The tragedy of Mao Zedong is that he started out with such idealism and benevolent intentions. He fought to free his people from oppression, both by the brutal Nationalist government and by the Japanese invaders, and he succeeded. He envisioned creating a utopia where everyone was free and equal, where everyone took responsibility for their own behavior and their own morality and everyone worked together to keep society working smoothly. And when he started out, he understood that it was supposed to be a long-term process, one that would take generations to unfold. Marxist theory was that a civilization had to go through numerous stages before finally achieving true stateless communism. (In practice, we've never actually had a communist society, since all the nations run by so-called Communist parties have stalled at the socialist-dictatorship phase, since of course the fatal flaw in Marxist theory is that it naively assumes an authoritarian state can be trusted to bring about its own dissolution.)
But the problem was, he got older. He became aware of his mortality, and got impatient to see his goals achieved within his lifetime, so he tried to force China to go through the evolutionary stages faster with the Great Leap Forward, and in so doing he inflicted horrible atrocities on the country and betrayed just about everything he'd originally stood for.

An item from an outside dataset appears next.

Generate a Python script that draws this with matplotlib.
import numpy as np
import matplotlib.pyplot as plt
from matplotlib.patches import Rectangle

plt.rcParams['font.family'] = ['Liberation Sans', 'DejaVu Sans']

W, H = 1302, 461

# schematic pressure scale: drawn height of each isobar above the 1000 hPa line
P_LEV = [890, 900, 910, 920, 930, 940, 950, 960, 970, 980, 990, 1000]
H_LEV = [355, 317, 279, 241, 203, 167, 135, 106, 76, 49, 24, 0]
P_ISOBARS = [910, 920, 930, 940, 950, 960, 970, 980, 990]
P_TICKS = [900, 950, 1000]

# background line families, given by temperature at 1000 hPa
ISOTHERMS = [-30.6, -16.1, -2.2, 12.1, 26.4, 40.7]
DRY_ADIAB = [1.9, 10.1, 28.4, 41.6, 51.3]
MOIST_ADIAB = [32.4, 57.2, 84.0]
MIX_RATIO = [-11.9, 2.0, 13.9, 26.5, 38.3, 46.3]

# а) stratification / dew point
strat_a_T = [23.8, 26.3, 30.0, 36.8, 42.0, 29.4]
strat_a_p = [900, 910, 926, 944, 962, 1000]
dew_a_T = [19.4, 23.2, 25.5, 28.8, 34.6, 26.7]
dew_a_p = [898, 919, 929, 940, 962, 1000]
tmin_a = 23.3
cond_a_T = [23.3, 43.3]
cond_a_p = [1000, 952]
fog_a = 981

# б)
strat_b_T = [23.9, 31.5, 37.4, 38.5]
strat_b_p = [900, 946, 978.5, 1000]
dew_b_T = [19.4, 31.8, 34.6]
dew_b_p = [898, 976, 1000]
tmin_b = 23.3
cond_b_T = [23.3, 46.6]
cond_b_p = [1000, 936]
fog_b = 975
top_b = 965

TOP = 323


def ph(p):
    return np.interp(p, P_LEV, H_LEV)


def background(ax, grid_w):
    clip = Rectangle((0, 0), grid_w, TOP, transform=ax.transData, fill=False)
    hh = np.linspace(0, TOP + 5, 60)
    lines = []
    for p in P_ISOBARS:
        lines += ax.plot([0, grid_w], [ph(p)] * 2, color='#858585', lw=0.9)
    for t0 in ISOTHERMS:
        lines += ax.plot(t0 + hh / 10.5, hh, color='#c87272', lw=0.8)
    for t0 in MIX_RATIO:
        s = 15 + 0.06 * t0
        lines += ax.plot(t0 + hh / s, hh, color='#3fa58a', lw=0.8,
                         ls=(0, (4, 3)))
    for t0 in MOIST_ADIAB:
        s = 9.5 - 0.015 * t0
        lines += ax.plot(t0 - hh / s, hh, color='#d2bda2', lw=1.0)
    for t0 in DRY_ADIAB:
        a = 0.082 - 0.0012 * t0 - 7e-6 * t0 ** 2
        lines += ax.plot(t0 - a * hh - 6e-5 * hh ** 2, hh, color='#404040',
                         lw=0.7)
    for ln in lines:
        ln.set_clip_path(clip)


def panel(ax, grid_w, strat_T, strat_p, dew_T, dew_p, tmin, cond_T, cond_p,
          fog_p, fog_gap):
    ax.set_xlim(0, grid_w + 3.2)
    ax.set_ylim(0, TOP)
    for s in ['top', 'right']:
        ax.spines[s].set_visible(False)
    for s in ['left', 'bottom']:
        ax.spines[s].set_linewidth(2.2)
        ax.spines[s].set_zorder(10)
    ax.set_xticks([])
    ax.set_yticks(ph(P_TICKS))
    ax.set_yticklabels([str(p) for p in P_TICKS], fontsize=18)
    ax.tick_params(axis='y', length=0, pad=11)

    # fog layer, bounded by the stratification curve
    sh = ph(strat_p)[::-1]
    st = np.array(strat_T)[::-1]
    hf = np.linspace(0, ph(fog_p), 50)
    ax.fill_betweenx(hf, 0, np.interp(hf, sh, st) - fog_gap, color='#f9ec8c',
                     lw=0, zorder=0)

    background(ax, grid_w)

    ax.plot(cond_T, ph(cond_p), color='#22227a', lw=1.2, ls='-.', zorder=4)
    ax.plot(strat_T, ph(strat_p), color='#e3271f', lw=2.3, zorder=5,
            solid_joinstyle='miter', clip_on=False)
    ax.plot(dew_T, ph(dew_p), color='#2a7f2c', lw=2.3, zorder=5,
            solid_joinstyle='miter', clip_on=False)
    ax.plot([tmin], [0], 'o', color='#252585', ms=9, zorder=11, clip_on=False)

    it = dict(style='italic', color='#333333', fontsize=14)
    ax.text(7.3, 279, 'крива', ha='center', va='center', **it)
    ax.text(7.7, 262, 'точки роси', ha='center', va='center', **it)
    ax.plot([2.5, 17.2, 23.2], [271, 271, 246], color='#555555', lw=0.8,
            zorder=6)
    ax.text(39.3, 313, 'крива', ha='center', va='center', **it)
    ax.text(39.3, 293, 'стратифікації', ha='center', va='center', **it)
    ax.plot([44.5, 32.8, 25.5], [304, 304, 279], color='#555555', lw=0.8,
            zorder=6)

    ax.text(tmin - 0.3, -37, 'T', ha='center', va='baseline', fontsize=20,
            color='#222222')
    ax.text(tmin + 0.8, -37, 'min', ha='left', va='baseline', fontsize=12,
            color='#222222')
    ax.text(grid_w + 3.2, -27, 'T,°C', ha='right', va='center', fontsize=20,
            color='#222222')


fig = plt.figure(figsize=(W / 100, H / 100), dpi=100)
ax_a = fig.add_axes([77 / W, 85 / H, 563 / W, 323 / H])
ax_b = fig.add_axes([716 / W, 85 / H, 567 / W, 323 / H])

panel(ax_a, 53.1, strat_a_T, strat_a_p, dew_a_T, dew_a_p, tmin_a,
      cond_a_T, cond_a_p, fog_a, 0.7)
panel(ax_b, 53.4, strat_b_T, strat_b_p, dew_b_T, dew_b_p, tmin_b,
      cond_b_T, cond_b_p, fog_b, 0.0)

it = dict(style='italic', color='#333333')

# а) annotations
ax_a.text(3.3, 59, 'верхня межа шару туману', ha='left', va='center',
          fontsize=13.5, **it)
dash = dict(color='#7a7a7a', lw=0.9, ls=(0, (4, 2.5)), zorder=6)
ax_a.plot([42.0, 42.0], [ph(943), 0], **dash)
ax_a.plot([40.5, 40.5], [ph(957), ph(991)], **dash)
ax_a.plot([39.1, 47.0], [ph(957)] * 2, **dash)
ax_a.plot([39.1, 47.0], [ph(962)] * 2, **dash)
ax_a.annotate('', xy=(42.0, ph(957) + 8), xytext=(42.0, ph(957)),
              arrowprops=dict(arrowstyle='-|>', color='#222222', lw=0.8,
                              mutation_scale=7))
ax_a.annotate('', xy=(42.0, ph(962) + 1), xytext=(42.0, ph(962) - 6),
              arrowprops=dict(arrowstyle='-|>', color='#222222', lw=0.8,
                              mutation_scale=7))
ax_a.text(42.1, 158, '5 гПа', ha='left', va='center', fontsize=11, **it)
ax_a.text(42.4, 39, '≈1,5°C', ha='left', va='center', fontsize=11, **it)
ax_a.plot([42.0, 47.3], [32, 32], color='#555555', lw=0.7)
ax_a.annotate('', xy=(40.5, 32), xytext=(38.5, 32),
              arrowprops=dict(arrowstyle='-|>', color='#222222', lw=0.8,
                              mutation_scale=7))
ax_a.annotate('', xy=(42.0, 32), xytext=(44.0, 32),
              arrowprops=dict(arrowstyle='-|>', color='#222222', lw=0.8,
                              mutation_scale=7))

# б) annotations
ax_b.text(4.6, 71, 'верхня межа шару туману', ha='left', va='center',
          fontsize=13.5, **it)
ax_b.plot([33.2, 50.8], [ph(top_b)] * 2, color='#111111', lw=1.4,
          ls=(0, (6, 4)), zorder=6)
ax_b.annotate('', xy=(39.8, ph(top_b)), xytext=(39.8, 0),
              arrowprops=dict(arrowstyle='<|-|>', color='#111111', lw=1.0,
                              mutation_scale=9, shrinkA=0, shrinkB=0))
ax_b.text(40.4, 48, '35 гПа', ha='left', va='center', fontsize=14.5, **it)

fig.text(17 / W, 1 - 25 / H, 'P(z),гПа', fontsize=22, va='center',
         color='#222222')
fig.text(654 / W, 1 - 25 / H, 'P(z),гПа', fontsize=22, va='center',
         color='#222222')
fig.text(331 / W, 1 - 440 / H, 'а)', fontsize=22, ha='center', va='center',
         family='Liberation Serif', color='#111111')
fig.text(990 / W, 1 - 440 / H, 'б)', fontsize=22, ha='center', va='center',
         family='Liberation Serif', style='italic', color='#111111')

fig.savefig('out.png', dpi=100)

So maybe the Doctor knew Mao at an earlier point in his life, when he was still an idealist and a liberator. And thus he knew that there were qualities to admire in the man, and reasons to take pride in having known him. The thing about history is, there are few people you can really cubbyhole in the "good" or "evil" column. There are some pretty unambiguous monsters like Hitler or Pol Pot (though even Hitler was kind to animals), and some pretty saintly sorts like Mahatma Gandhi and the Dalai Lama, but most important historical figures are somewhere between the extremes. As a rule, the greater your capacity for good, the greater your capacity for harm as well. Some people, a lot of people, do both over the course of their lives.

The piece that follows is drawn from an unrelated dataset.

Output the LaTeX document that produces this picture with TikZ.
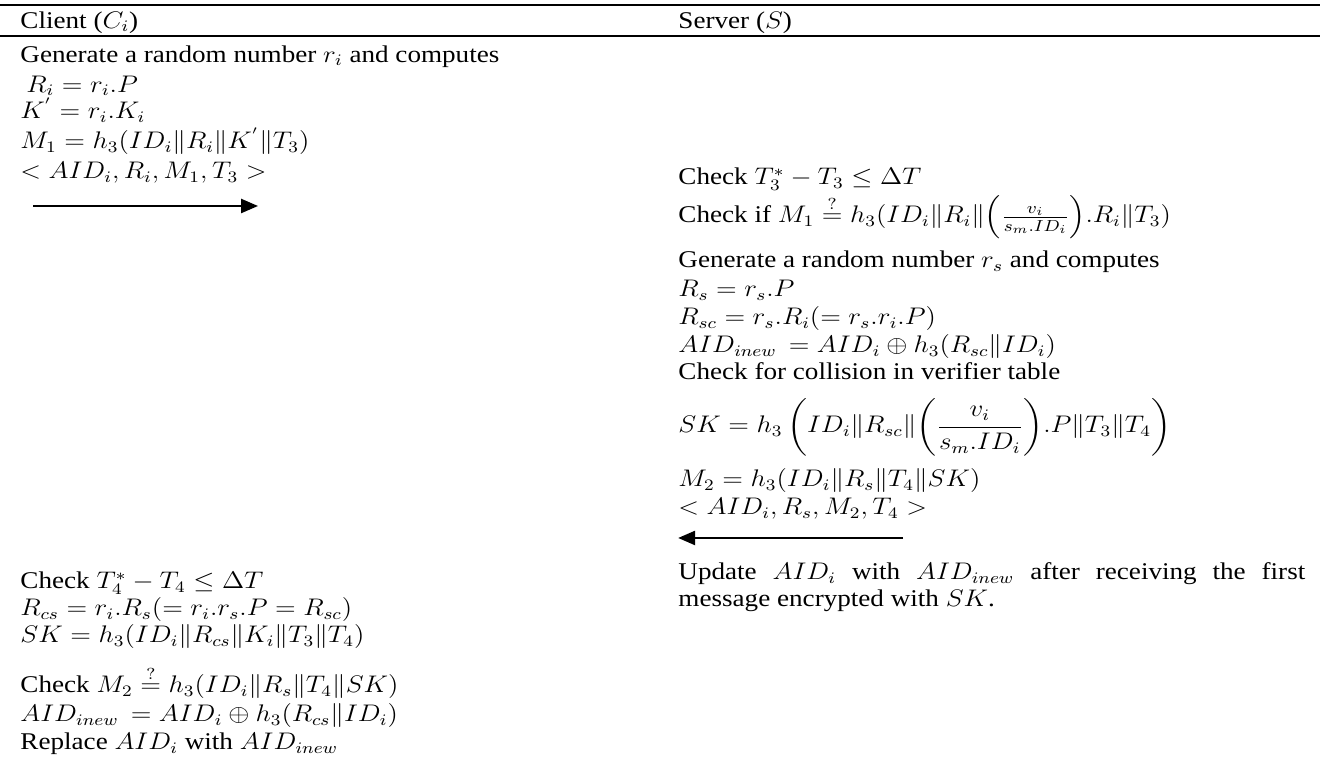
\documentclass[tikz,border=0pt]{standalone}
\usepackage{amsmath}
\usepackage{fontspec}
\setmainfont{Liberation Serif}
\usetikzlibrary{arrows.meta}
\tikzset{
  txt/.style={anchor=base west,inner sep=0pt,transform shape,
    font=\fontsize{12}{14}\selectfont},
  hrule/.style={line width=0.8pt},
  msg/.style={-{Triangle[length=8.5pt,width=7pt]},line width=1.2pt}
}
\newcommand{\cat}{\|}

\begin{document}
\begin{tikzpicture}[x=0.4425pt,y=-0.5pt,xscale=1.13]
  \useasboundingbox (0,0) rectangle (1324,762);

  % header rules
  \coordinate (topL) at (0,5);    \coordinate (topR) at (1320,5);
  \coordinate (midL) at (0,36);   \coordinate (midR) at (1320,36);
  \draw[hrule] (topL) -- (topR);
  \draw[hrule] (midL) -- (midR);
  \node[txt] (client) at (20,28) {Client ($C_i$)};
  \node[txt] (server) at (678,28) {Server ($S$)};

  % client, first step
  \node[txt] (cgen) at (20,62) {Generate a random number $r_i$ and computes};
  \node[txt] (cRi) at (26,92) {$R_i = r_i.P$};
  \node[txt] (cK) at (20,119) {$K^{'} = r_i.K_i$};
  \node[txt] (cM1) at (20,149) {$M_1 = h_3(ID_i\cat R_i\cat K^{'}\cat T_3)$};
  \node[txt] (cmsg) at (20,179) {$< AID_i,R_i,M_1,T_3 >$};
  \coordinate (m1from) at (33,206);
  \coordinate (m1to) at (258,206);
  \draw[msg] (m1from) -- (m1to);

  % server
  \node[txt] (sT3) at (678,185) {Check $T_3^{*} - T_3 \leq \Delta T$};
  \node[txt] (sM1) at (678,223) {Check if $M_1 \overset{?}{=} h_3(ID_i\cat R_i\cat \Bigl(\frac{v_i}{s_m.ID_i}\Bigr).R_i\cat T_3)$};
  \node[txt] (sgen) at (678,268) {Generate a random number $r_s$ and computes};
  \node[txt] (sRs) at (678,297) {$R_s = r_s.P$};
  \node[txt] (sRsc) at (678,325) {$R_{sc} = r_s.R_i(= r_s.r_i.P)$};
  \node[txt] (sAID) at (678,353) {$AID_{inew}\, = AID_i \oplus h_3(R_{sc}\cat ID_i)$};
  \node[txt] (scoll) at (678,380) {Check for collision in verifier table};
  \node[txt] (sSK) at (678,433) {$SK = h_3\,\biggl(ID_i\cat R_{sc}\cat \biggl(\dfrac{v_i}{s_m.ID_i}\biggr).P\cat T_3\cat T_4\biggr)$};
  \node[txt] (sM2) at (678,487) {$M_2 = h_3(ID_i\cat R_s\cat T_4\cat SK)$};
  \node[txt] (smsg) at (678,515) {$< AID_i,R_s,M_2,T_4 >$};
  \coordinate (m2from) at (903,538);
  \coordinate (m2to) at (678,538);
  \draw[msg] (m2from) -- (m2to);
  \node[txt] (supd) at (678,580) {\makebox[277.4pt][s]{Update $AID_i$ with $AID_{inew}$ after receiving the first}};
  \node[txt] (supd2) at (678,607) {message encrypted with $SK$.};

  % client, second step
  \node[txt] (cT4) at (20,589) {Check $T_4^{*} - T_4 \leq \Delta T$};
  \node[txt] (cRcs) at (20,616) {$R_{cs} = r_i.R_s(= r_i.r_s.P = R_{sc})$};
  \node[txt] (cSK) at (20,643) {$SK = h_3(ID_i\cat R_{cs}\cat K_i\cat T_3\cat T_4)$};
  \node[txt] (cM2) at (20,693) {Check $M_2 \overset{?}{=} h_3(ID_i\cat R_s\cat T_4\cat SK)$};
  \node[txt] (cAID) at (20,722) {$AID_{inew}\, = AID_i \oplus h_3(R_{cs}\cat ID_i)$};
  \node[txt] (crep) at (20,750) {Replace $AID_i$ with $AID_{inew}$};
\end{tikzpicture}
\end{document}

I think you can draw a comparison with how the Doctor sees humanity as a whole. He's aware of our darker side, of the great evil and cruelty and hate we're often capable of, and he rarely hesitates to call us on it and chastise us for it. Yet he continues to cherish and admire humanity because of the great goodness and creativity and love we're also capable of. So if he can forgive us as a species despite all our collective atrocities, it stands to reason that he can still see the good in individuals who've done horrible things. And we've seen that he is capable of that kind of forgiveness on the individual level; he stayed friends with the Brigadier despite what the latter did to the Silurians, and stayed friends with Leela even though she kept ignoring his no-killing rule. He's pretty much a hate the sin, love the sinner kind of guy, unless the sinner is a Dalek.
As for the Doctor's age, Moffat's on record as believing that the Doctor doesn't even remember how old he is and just makes up numbers as a convenience. After all, when you travel through time itself, how do you keep track of such things? And which world's calendar do you base the calculation on? The whole business of keeping track of how much subjective time has elapsed since your birth probably seems like a quaint and parochial custom from a Time Lord's perspective. So any old number will do.

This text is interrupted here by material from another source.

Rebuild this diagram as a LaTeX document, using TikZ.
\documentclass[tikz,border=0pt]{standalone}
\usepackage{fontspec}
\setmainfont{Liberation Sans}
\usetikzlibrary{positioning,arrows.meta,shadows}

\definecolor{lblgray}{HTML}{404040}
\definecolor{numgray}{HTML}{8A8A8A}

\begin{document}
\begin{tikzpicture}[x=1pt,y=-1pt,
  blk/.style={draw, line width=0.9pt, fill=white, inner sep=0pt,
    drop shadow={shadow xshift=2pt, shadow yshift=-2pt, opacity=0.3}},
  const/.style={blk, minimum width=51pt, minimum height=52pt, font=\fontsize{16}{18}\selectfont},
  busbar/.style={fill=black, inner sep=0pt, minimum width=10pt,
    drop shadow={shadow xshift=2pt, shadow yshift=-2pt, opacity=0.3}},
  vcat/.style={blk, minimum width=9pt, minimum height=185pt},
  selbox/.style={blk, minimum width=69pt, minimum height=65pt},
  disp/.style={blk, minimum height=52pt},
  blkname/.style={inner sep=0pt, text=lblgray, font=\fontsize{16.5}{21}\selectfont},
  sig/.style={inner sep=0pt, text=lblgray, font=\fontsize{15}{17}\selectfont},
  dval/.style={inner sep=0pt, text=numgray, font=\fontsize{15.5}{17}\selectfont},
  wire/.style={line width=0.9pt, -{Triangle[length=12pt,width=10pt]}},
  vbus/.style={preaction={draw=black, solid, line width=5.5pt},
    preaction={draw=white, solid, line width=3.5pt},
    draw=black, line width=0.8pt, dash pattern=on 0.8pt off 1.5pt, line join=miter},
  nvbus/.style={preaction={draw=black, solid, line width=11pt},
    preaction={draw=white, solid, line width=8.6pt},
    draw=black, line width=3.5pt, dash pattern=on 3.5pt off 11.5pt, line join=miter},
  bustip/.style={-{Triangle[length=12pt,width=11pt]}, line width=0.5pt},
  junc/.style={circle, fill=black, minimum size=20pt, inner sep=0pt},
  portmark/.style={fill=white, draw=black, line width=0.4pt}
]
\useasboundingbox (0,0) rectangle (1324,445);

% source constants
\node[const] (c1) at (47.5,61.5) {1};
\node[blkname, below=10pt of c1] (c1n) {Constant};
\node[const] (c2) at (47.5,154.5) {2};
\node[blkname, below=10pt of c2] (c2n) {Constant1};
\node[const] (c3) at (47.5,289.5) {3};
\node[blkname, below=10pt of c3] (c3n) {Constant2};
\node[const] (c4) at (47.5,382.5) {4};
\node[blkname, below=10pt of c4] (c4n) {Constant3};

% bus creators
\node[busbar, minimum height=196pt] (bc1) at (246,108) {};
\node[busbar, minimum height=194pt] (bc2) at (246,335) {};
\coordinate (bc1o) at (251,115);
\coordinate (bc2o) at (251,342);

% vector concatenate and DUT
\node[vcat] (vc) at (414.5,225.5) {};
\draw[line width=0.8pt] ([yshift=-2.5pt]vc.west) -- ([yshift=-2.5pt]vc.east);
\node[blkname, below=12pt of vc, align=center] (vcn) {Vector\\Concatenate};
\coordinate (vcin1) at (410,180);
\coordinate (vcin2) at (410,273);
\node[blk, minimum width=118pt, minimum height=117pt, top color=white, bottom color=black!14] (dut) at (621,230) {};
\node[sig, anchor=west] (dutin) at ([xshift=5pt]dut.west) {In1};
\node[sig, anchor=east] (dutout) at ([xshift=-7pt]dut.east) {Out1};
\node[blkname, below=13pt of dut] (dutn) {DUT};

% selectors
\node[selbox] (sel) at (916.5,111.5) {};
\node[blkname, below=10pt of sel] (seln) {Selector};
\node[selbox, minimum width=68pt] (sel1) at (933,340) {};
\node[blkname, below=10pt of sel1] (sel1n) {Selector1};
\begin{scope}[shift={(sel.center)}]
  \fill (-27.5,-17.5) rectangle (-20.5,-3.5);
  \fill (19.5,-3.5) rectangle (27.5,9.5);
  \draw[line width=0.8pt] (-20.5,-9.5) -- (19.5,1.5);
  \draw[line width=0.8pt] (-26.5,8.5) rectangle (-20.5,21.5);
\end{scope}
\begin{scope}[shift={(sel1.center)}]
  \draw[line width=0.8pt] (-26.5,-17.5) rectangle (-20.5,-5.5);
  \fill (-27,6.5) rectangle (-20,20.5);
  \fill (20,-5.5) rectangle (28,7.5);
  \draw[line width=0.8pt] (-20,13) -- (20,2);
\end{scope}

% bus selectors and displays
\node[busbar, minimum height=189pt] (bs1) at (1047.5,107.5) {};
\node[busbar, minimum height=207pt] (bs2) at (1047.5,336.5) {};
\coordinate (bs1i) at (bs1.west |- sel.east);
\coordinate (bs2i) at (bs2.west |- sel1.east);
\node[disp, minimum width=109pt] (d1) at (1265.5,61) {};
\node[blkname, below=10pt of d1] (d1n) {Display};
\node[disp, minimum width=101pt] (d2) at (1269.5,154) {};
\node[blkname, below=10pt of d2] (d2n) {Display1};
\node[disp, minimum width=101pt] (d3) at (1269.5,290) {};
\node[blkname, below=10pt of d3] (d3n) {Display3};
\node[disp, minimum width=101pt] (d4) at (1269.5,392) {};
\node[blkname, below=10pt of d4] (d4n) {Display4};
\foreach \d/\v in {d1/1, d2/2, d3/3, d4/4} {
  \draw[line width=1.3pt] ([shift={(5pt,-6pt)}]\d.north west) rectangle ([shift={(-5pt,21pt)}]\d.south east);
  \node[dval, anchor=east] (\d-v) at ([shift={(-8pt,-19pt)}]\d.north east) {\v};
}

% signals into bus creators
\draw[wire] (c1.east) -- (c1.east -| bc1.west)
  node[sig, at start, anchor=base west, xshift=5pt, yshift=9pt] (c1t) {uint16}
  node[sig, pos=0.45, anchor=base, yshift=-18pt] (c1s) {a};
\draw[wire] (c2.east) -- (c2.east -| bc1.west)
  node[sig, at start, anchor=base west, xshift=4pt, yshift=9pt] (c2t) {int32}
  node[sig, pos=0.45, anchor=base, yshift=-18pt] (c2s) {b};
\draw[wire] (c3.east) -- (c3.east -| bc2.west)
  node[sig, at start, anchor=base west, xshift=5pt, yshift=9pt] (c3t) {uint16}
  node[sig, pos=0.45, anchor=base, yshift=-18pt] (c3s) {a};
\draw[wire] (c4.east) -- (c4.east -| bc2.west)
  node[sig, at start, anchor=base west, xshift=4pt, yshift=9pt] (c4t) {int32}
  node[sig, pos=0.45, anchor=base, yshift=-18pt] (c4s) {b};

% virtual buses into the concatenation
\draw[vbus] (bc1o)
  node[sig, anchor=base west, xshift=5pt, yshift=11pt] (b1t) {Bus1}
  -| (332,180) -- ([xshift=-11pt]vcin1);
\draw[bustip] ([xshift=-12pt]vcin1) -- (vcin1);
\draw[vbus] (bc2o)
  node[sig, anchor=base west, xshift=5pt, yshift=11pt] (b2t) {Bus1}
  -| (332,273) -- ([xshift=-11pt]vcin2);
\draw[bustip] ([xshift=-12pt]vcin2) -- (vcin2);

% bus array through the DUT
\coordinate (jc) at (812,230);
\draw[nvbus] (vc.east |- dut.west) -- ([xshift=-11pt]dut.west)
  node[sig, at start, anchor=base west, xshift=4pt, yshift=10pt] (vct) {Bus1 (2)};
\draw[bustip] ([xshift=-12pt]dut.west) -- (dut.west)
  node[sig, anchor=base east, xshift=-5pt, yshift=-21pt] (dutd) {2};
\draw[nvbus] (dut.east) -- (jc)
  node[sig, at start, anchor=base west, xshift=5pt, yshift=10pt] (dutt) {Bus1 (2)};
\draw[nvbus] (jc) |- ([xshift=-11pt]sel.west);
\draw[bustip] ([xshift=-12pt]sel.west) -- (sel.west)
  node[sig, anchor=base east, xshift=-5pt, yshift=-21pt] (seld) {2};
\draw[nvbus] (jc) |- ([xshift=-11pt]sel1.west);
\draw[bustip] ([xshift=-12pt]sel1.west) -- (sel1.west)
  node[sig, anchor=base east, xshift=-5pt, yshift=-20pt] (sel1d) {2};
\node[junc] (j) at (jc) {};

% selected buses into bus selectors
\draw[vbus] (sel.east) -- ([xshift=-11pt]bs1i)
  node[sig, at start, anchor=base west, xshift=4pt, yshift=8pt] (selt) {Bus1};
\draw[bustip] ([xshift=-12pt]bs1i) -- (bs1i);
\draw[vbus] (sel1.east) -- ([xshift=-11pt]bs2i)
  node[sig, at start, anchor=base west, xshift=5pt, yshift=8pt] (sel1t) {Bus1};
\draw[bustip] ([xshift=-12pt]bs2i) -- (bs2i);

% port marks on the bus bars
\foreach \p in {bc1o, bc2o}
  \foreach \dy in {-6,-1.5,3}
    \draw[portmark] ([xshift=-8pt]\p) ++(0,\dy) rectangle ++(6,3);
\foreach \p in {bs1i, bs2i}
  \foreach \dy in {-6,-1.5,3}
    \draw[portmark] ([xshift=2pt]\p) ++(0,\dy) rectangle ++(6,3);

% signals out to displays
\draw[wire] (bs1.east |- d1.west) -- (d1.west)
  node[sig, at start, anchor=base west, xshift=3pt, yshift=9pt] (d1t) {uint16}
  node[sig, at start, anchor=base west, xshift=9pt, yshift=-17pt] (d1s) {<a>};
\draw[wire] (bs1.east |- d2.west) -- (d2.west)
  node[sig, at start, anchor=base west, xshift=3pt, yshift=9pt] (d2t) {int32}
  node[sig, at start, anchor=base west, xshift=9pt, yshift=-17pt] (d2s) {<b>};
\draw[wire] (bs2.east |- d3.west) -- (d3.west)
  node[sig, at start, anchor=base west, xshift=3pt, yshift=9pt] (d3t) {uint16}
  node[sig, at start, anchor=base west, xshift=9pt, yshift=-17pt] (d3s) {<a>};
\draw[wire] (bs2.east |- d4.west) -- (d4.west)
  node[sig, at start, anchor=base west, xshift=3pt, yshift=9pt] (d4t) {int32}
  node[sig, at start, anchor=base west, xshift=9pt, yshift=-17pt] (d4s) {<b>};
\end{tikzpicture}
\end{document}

It stands to reason, though, that the First Doctor lived a very long time compared to his other incarnations, because he was the only Doctor to "die" of old age. All the others have had their lives cut short because they died from violence, or were forced to regenerate in the Second Doctor's case. And if it's true that Eleven aged 200 years while eluding the prophecy of his death, yet didn't look any older at 1100 than he had at 900, then that suggests something about how slowly Gallifreyans age. Along with the fact that Romana was 139 when we first met her and looked like a woman in her late 20s.
I've always figured the First Doctor lived so much longer because he spent most of his life on Gallifrey. He didn't steal the TARDIS until he was already a grandfather -- although admittedly if you live for centuries, that point could be reached quite early in your lifespan, depending on whether sexual maturation is commensurately slower. And before he met Ian and Barbara, he was evidently less inclined to be heroic or intervene in other people's problems, so he wouldn't have been purposely risking his life as much.